The Science Behind a Beard Oil Recipe
You’re here because you care about your body, you like to take the initiative, and you’ve grown a beard. Or perhaps not, what am I a psychic? Since you are here, though, let’s learn about the benefits of beard oil, how it’s made, and how you can make your own beard oil recipe if you so choose.
Beard oil can help you with your look as well as with the health of your facial hair and the skin underneath it. Applying a small amount of oil to your beard after a hot shower will help to soften your beard and give you some styling control. The result is a clean look and pleasant smell instead of someone who accidentally dropped a pair of dice and got stuck in an old wooden board game found in the attic — yes I’m referring to Jumanji.
As for health benefits, beard oil moisturizes both your beard hair and the skin underneath it to reduce skin irritation and dandruff. Depending on what essential oils are used, there can be additional benefits such as increased blood flow to your hair follicles or lower blood pressure from stress-reducing aromatherapy.
How it’s Made
At it’s simplest, beard oil has two components: carrier oils and essential oils.
Carrier oils are extracted from plants and act as moisturizers when applied to hair and skin. These oils can be extracted from a variety of plants, all of which have different properties that can benefit the body. Some popular oils are jojoba, argan, avocado, and olive oil. These oils, either individually, or as several combined, will make up over 98% of your beard oil. Carrier oils typically do not give off strong smells, but act as the moisturizing and health-infusing base of your beard oil. Teddie makes a solid Jojoba Oil in a 4 0z container for $14, a great size for someone working on their first beard oils.

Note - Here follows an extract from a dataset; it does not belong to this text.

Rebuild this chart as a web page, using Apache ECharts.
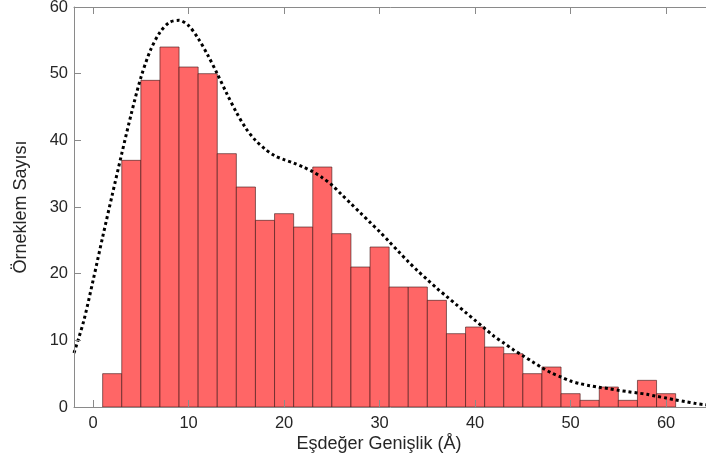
<!DOCTYPE html>
<html>
<head>
<meta charset="utf-8">
<script src="https://cdn.jsdelivr.net/npm/echarts@6/dist/echarts.min.js"></script>
<style>html,body{margin:0;padding:0;background:#fff;}#c{width:706px;height:463px;}</style>
</head>
<body>
<div id="c"></div>
<script>
// Histogram bins (bin width 2, starting at 1)
const binStarts = [1,3,5,7,9,11,13,15,17,19,21,23,25,27,29,31,33,35,37,39,41,43,45,47,49,51,53,55,57,59];
const binWidth = 2;
const counts = [5,37,49,54,51,50,38,33,28,29,27,36,26,21,24,18,18,16,11,12,9,8,5,6,2,1,3,1,4,2];
// Density fit curve (scaled to counts)
const curveX = [-2,-1,0,1,2,3,4,5,6,7,8,9,10,11,12,13,14,15,16,17,18,19,20,21,22,23,24,25,26,27,28,29,30,31,32,33,34,35,36,37,38,39,40,41,42,43,44,45,46,47,48,49,50,51,52,53,54,55,56,57,58,59,60,61,62,63,64,65,66];
const curveY = [8.1,12.8,19,25.5,31.8,38,44,49.4,53.5,56.2,57.7,58,57.2,55.3,52.8,50,47,44.2,41.8,40,38.7,37.7,37.1,36.6,36,35.3,34.4,33.3,31.9,30.5,29.1,27.7,26.3,24.8,23.3,21.8,20.4,19.1,17.8,16.6,15.4,14.2,13,11.8,10.6,9.6,8.6,7.7,6.8,5.9,5.1,4.5,3.9,3.5,3.2,2.95,2.75,2.5,2.3,2.1,1.9,1.6,1.35,1.05,0.8,0.55,0.35,0.2,0.1];
const xMin = -2, xMax = 66;
const yMin = 0, yMax = 60, yStep = 10;
const xTitle = 'Eşdeğer Genişlik (Å)';
const yTitle = 'Örneklem Sayısı';

const histData = binStarts.map((s, i) => [s, s + binWidth, counts[i]]);
const curveData = curveX.map((x, i) => [x, curveY[i]]);

const font = '"Liberation Sans", Arial, Helvetica, sans-serif';
const axisGray = '#8a8a8a';
const labelColor = '#262626';

function xAxisCfg(pos, showLabels) {
  return {
    type: 'value', min: xMin, max: xMax, position: pos, splitNumber: 6,
    axisLine: {show: true, onZero: false, lineStyle: {color: axisGray, width: 1}},
    axisTick: {show: true, inside: true, length: 7, lineStyle: {color: axisGray, width: 1}},
    axisLabel: {show: showLabels, margin: 8, color: labelColor, fontSize: 16.5, fontFamily: font,
                showMinLabel: false, showMaxLabel: false},
    splitLine: {show: false},
    z: 5
  };
}

const chart = echarts.init(document.getElementById('c'), null, {renderer: 'canvas'});
chart.setOption({
  animation: false,
  backgroundColor: '#fff',
  grid: {left: 74, top: 7, width: 649.4, height: 400, containLabel: false,
         outerBoundsMode: 'none', show: false},
  xAxis: [xAxisCfg('bottom', true), xAxisCfg('top', false)],
  yAxis: [{
    type: 'value', min: yMin, max: yMax, interval: yStep, position: 'left',
    axisLine: {show: true, onZero: false, lineStyle: {color: axisGray, width: 1}},
    axisTick: {show: true, inside: true, length: 7, lineStyle: {color: axisGray, width: 1}},
    axisLabel: {show: true, margin: 6, color: labelColor, fontSize: 16.5, fontFamily: font},
    splitLine: {show: false},
    z: 5
  }],
  series: [{
    type: 'custom',
    xAxisIndex: 0, yAxisIndex: 0,
    clip: true,
    data: histData,
    encode: {x: [0, 1], y: 2},
    renderItem: function (params, api) {
      const p0 = api.coord([api.value(0), 0]);
      const p1 = api.coord([api.value(1), api.value(2)]);
      return {
        type: 'rect',
        shape: {x: p0[0], y: p1[1], width: p1[0] - p0[0], height: p0[1] - p1[1]},
        style: {fill: '#ff6666', stroke: 'rgba(60,20,20,0.6)', lineWidth: 1}
      };
    },
    z: 2
  }, {
    type: 'line',
    xAxisIndex: 1, yAxisIndex: 0,
    data: curveData,
    smooth: 0.3,
    symbol: 'none',
    clip: true,
    lineStyle: {color: '#000', width: 3, type: [3, 3], cap: 'butt'},
    z: 3
  }],
  graphic: [{
    type: 'text', x: 379, y: 444,
    style: {text: xTitle, font: '18px ' + font, fill: labelColor, textAlign: 'center', textVerticalAlign: 'middle'}
  }, {
    type: 'text', x: 21, y: 207, rotation: Math.PI / 2,
    style: {text: yTitle, font: '18px ' + font, fill: labelColor, textAlign: 'center', textVerticalAlign: 'middle'}
  }]
});
</script>
</body>
</html>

When choosing carrier oils, be aware of where they come from. There are three methods used to extract carrier oils and are sold accordingly: cold pressed, expelled, and solvent extracted. The latter two methods are least favorable as they use pressure/heat or chemicals, both of which denature oil. Cold pressed oil is extracted using mechanical processes only — grinding and centrifuge — which extracts oil in it’s most natural form. We recommend using cold pressed oils over other options.
If your beard oil were made up of only carrier oils, you would still have a good product for your beard. Adding essential oils, though, is where beard oil gets good. From pleasing odors to a whole list of supplemental health benefits, you can add essential oils as the finishing 1-2% of your beard oil. Keep in mind, essential oils are very strong and can irritate skin if overly applied. When adding to a beard oil, conservatism is key. A variety pack of essential oils might be the right place to begin. ArtNaturals has a great starter kit that comes with 8 of their top essential oils for $16.
Essential oils are extracted from plants using steam distillation. Trevor Williamson, the founder of Northern Fir Beard Co., shares the detailed process behind essential oil extraction:
“Steam distillation involves placing the part of the plant that has been harvested (seed, kernel, leaf, flower, fruit, etc.) in a chamber through which steam is passed. The steam exits the top of the chamber along with the extracted oil, and the resulting mixture is cooled and condensed, leaving a mixture of oil and water in a collection chamber. The oil, which is lighter than water, floats to the top of the chamber, where it is collected.”
For detailed information about carrier and essential oils and the benefits behind them, see this list compiled by Dr. Axe.
Make It Yourself
To make your own beard oil, you’ll need the proper tools and an experimental spirit.
We’ve already covered some information about carrier and essential oils. To create your own beard oils, you will need to choose one or many of each oil type to customize your product. What better way to get inspiration than to check out some of the best beard oils out there. To get started, procure at least one carrier oil and a few essential oils to start mixing.
In addition to oils, you will need the proper apothecary glass bottles, measuring pipettes, and labels to experiment with your oils. We did some research and found an ideal starter kit for $14.99. The Royal Green kit includes a ten pack of 1 oz capacity brown glass bottles, two plastic pipettes, and various labels to keep track of your beard oils.
Finally, have a notebook and pen handy to take notes on your experiments and which ones worked best… or least best.
At this point, you have at least one carrier oil, a few essential oils, apothecary bottles, a pipette, labels and a notebook. Using these items, along with the scientific method, it’s time to get started! Follow these example steps to make your first beard oil.
- Start with a hypothesis. I’m going to make the best damn beard oil ever.
- Test your hypothesis. Start with 1 oz of carrier oil and add one drop of the essential oil of your choice.
- Is it working? Mix the solution, apply a small amount to an area of your beard/face, wait 5-10 min, make observations.
- Analyze data, compare to hypothesis, make changes. Have you created the best damn beard oil ever? No? Add a second drop of the same or a different essential oil to your solution.
- Repeat. Continue this cycle until you’ve either created a glorious beard oil or you’ve created a monster. Take notes in your notebook so you can recreate or avoid this mixture in the future.
You’ve officially created your very one beard oil! From here, the sky — or mustache — is the limit. Have fun, make a bunch of beard oil, stay away from the attic, and share with friends!